Die Bilder und Dialoge sind also großteilig schlicht, aber wirkungsvoll und die Landschaft ist tatsächlich so ein eigener Akteur, der die Abgeschlossenheit dieser Gemeinde und der Familie noch unterstreicht. Ich habe nur 2 Beschwerden, die ich mal so wenig spoilerich wie möglich vorzutragen versuche. ;-)

1. Die "Romance" war weird. Ein bisschen Entspannungssex hätte glaube ich jede/r der armen Krankenschwester gegönnt, nachdem sie sich den ganzen Tag mit religiösen Hardlinern und Aberglauben rumschlagen muss, aber dass dann daraus in der Power-Fantasy des Films am Ende so ein Happy Family Szenario wird, kam mir ein wenig zu kurz. Vielleicht bin ich zynischere Weltsichten gewöhnt (hallo Alias Grace;-), aber das Happy End hätte für mich ein wenig mehr Screentime zur Vorbereitung bekommen können.

2. Mussten wir dringend noch den Kindesmissbrauch-Inzest mitnehmen? Als wäre die ganze Familienkonstellation nicht schon bleak und deprimierend genug? Ich gehe mal nicht ins Detail, weil es eben auch nur eine Fußnote in der Gesamtkonstruktion ist, aber grade deswegen hätte ich dieses zusätzliche Trauma jetzt nicht noch gebraucht.

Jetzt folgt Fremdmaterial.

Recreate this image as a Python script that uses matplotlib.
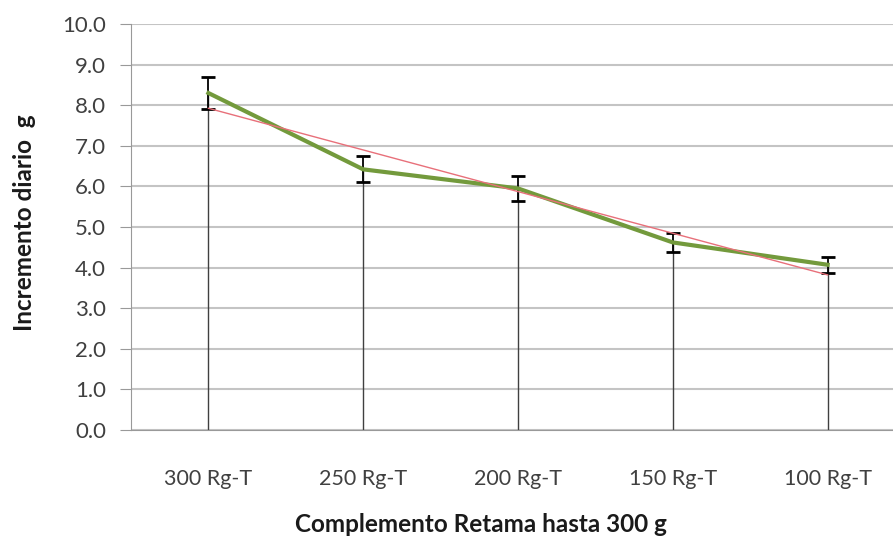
import numpy as np
import matplotlib
matplotlib.use('Agg')
import matplotlib.pyplot as plt

plt.rcParams['font.family'] = ['Lato', 'DejaVu Sans']

# daily gain per supplement level
categories = ['300 Rg-T', '250 Rg-T', '200 Rg-T', '150 Rg-T', '100 Rg-T']
incremento = [8.30, 6.42, 5.95, 4.62, 4.07]
error = [0.40, 0.32, 0.30, 0.24, 0.20]

x = np.arange(len(categories))
slope, intercept = np.polyfit(x, incremento, 1)
trend = slope * x + intercept

fig = plt.figure(figsize=(8.93, 5.36), dpi=100)
ax = fig.add_axes([131 / 893, 106 / 536, 774 / 893, 406 / 536])

ax.set_ylim(0, 10)
ax.set_xlim(-0.5, len(categories) - 0.5)
ax.set_yticks(np.arange(0, 10.5, 1))
ax.yaxis.set_major_formatter(matplotlib.ticker.FormatStrFormatter('%.1f'))
ax.grid(axis='y', color='#c4c4c4', linewidth=1.5)
ax.set_axisbelow(True)

# drop lines from each point down to the axis
ax.vlines(x, 0, incremento, color='#404040', linewidth=1.0, zorder=2)

ax.errorbar(x, incremento, yerr=error, fmt='none', ecolor='black',
            elinewidth=1.3, capsize=5, capthick=2, zorder=3)
ax.plot(x, incremento, color='#739a3c', linewidth=3, zorder=4)
ax.plot(x, trend, color='#e8707a', linewidth=1.0, zorder=5)

ax.set_xticks(x)
ax.set_xticklabels(categories)
ax.tick_params(axis='x', length=0, pad=28, labelsize=15.5, labelcolor='#404040')
ax.tick_params(axis='y', length=8, color='#999999', pad=10, labelsize=16,
               labelcolor='#404040')

for side in ['top', 'right']:
    ax.spines[side].set_visible(False)
for side in ['left', 'bottom']:
    ax.spines[side].set_color('#999999')

fig.text(481 / 893, 1 - 525 / 536, 'Complemento Retama hasta 300 g',
         fontsize=17.5, fontweight='bold', color='#1a1a1a', ha='center', va='center')
fig.text(25 / 893, 1 - 223 / 536, 'Incremento diario  g', rotation=90,
         fontsize=17.5, fontweight='bold', color='#1a1a1a', ha='center', va='center')

fig.savefig('out.png', dpi=100)
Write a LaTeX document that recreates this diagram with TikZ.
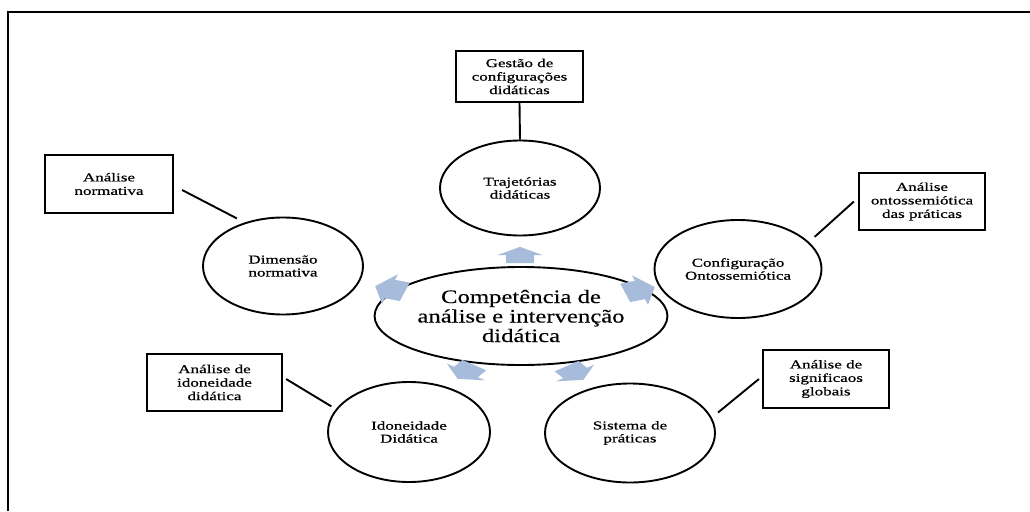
\documentclass[tikz,border=0pt]{standalone}
\usepackage{fontspec}
\setmainfont{Liberation Serif}
\newfontfamily\wf[FakeStretch=1.42,FakeBold=0.7]{Liberation Serif}
\newfontfamily\cf[FakeStretch=1.3,FakeBold=0.3]{Liberation Serif}
\usetikzlibrary{shapes.geometric,calc}
\definecolor{arrowblue}{RGB}{167,187,218}
\tikzset{
  oval/.style={draw, ellipse, line width=1.9pt, inner sep=0pt, align=center,
    font=\wf\fontsize{12}{13}\selectfont},
  abox/.style={draw, rectangle, line width=2.2pt, inner sep=0pt, align=center,
    font=\wf\fontsize{12}{13.5}\selectfont},
  link/.style={line width=1.9pt},
  barrow/.style={fill=arrowblue, draw=none}
}
\begin{document}
\begin{tikzpicture}[x=1pt,y=-1pt]
\useasboundingbox (0,0) rectangle (1030,511);
% frame
\draw[line width=1.5pt] (8,511) -- (8,12) -- (1030,12);

% nodes
\node[abox, minimum width=127pt, minimum height=51pt] (gbox) at (519.5,76.5) {Gestão de\\configurações\\didáticas};
\node[oval, minimum width=160pt, minimum height=95pt] (traj) at (520,188) {Trajetórias\\didáticas};

\node[abox, minimum width=128pt, minimum height=58pt] (nbox) at (109,184) {Análise\\normativa};
\node[oval, minimum width=160pt, minimum height=97pt] (dim) at (283,266) {Dimensão\\normativa};

\node[abox, minimum width=126pt, minimum height=57pt] (obox) at (922,201.5) {Análise\\ontossemiótica\\das práticas};
\node[oval, minimum width=167pt, minimum height=98pt] (cfg) at (738,269) {Configuração\\Ontossemiótica};

\node[oval, minimum width=238pt, minimum height=98pt, font=\cf\fontsize{19}{19.5}\selectfont] (comp) at (521,316) {Competência de\\análise e intervenção\\didática};

\node[abox, minimum width=135pt, minimum height=57pt] (ibox) at (214.5,382.5) {Análise de\\idoneidade\\didática};
\node[oval, minimum width=162pt, minimum height=100pt] (ido) at (409,432) {Idoneidade\\Didática};

\node[oval, minimum width=170pt, minimum height=99pt] (sis) at (630,433) {Sistema de\\práticas};
\node[abox, minimum width=126pt, minimum height=58pt] (sbox) at (826,379) {Análise de\\significaos\\globais};

% connectors
\draw[link] (gbox.south) -- (traj.north);
\draw[link] ([shift={(8,6)}]nbox.east) -- ([shift={(-5,-5)}]dim.134);
\draw[link] ([xshift=-4pt]obox.west) -- ([shift={(8,-3)}]cfg.23);
\draw[link] ([shift={(3,-3.5)}]ibox.east) -- ([shift={(-5,-2)}]ido.162);
\draw[link] ([xshift=-3pt]sbox.west) -- ([shift={(8,-2)}]sis.13);

% diverging block arrows
\foreach \px/\py/\a/\s in {520/255/90/1, 390/289/162/1.15, 640/290/18/1.15, 466/372/234/1.05, 575/373/306/1.05} {
  \fill[barrow, shift={(\px,\py)}, yscale=0.6, rotate=\a, scale=\s]
    (-13.5,-14) -- (0,-14) -- (0,-22.5) -- (13.5,0) -- (0,22.5) -- (0,14) -- (-13.5,14) -- cycle;
}
\end{tikzpicture}
\end{document}
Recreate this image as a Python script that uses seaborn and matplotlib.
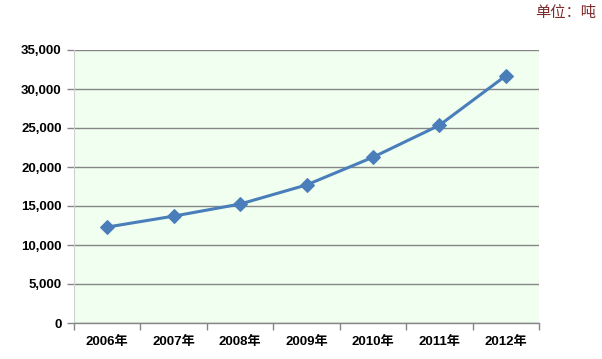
import matplotlib
matplotlib.use("Agg")
import matplotlib.pyplot as plt
import seaborn as sns
import pandas as pd
import numpy as np
from matplotlib.ticker import FuncFormatter

years = ["2006年", "2007年", "2008年", "2009年", "2010年", "2011年", "2012年"]
values = [12300, 13700, 15250, 17700, 21250, 25350, 31700]
yticks = [0, 5000, 10000, 15000, 20000, 25000, 30000, 35000]
unit_label = "单位：吨"

sns.set_theme(style="white")
plt.rcParams["font.family"] = ["Liberation Sans", "Noto Sans CJK SC", "DejaVu Sans"]

df = pd.DataFrame({"pos": np.arange(len(years)), "val": values})

fig = plt.figure(figsize=(6.02, 3.59), dpi=100)
ax = fig.add_axes([74 / 602, 36 / 359, 465 / 602, 273 / 359])
ax.set_facecolor("#F0FFF0")

sns.lineplot(data=df, x="pos", y="val", ax=ax, color="#4A7EBB", linewidth=2.2,
             marker="D", markersize=7.5, markeredgecolor="#4A7EBB")

ax.set_xlim(-0.5, len(years) - 0.5)
ax.set_ylim(0, 35000)
ax.set_yticks(yticks)
ax.yaxis.set_major_formatter(FuncFormatter(lambda v, p: f"{int(v):,}"))
ax.set_xticks(np.arange(len(years)))
ax.set_xticklabels(years)
ax.set_xticks(np.arange(-0.5, len(years)), minor=True)

ax.grid(axis="y", color="#868686", linewidth=1.0)
ax.set_axisbelow(True)
for s in ["top", "right"]:
    ax.spines[s].set_visible(False)
ax.spines["left"].set_color("#D0D0D0")
ax.spines["left"].set_linewidth(0.8)
ax.spines["bottom"].set_color("#868686")
ax.spines["bottom"].set_linewidth(1.0)

ax.tick_params(axis="y", which="major", length=5, width=1, color="#868686", left=True,
               labelsize=9.5, pad=4, labelcolor="#000000")
ax.tick_params(axis="x", which="major", length=0, labelsize=9.5, pad=9, labelcolor="#000000")
ax.tick_params(axis="x", which="minor", length=5, width=1, color="#868686", bottom=True)
for lbl in ax.get_xticklabels() + ax.get_yticklabels():
    lbl.set_fontweight("bold")

ax.set_xlabel("")
ax.set_ylabel("")

fig.text(596 / 602, 1 - 12 / 359, unit_label, ha="right", va="center",
         fontsize=11, color="#7F2A2A", family=["Noto Sans CJK SC", "DejaVu Sans"])

fig.savefig("out.png", dpi=100)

If you know, you know und vielleicht ist es wieder mal ein Ich-Problem, aber ich hätte jetzt auf diesen zusätzlichen Sargnagel für die Stimmung verzichten können.

Ansonsten lässt sich festhalten, dass Vertreter von Religion - und an vorderster Front Katholiken, weil die eben noch den Pomp und Circumstance mitbringen - einfach ziemlich gute Bösewichte abgeben, auch wenn ich positiv erwähnen muss, dass die Nonne in der Geschichte tatsächlich die besseren Aspekte (Seelsorge etc.) des Vereins darstellen darf. Ansonsten habe ich von dem Film bekommen was ich wollte: Florence Pugh ist wie immer großartig und das Landscape Porn zufriedenstellend.

Ein Feel-Good-Film für den Popcornabend ist es aber nun nicht gerade und der filmische Meta-Rahmen erschloss sich mir nicht - er hat mich aber auch nicht gestört, von daher sind 4 von 5 Heiligenquartettkarten sicherlich gerechtfertigt.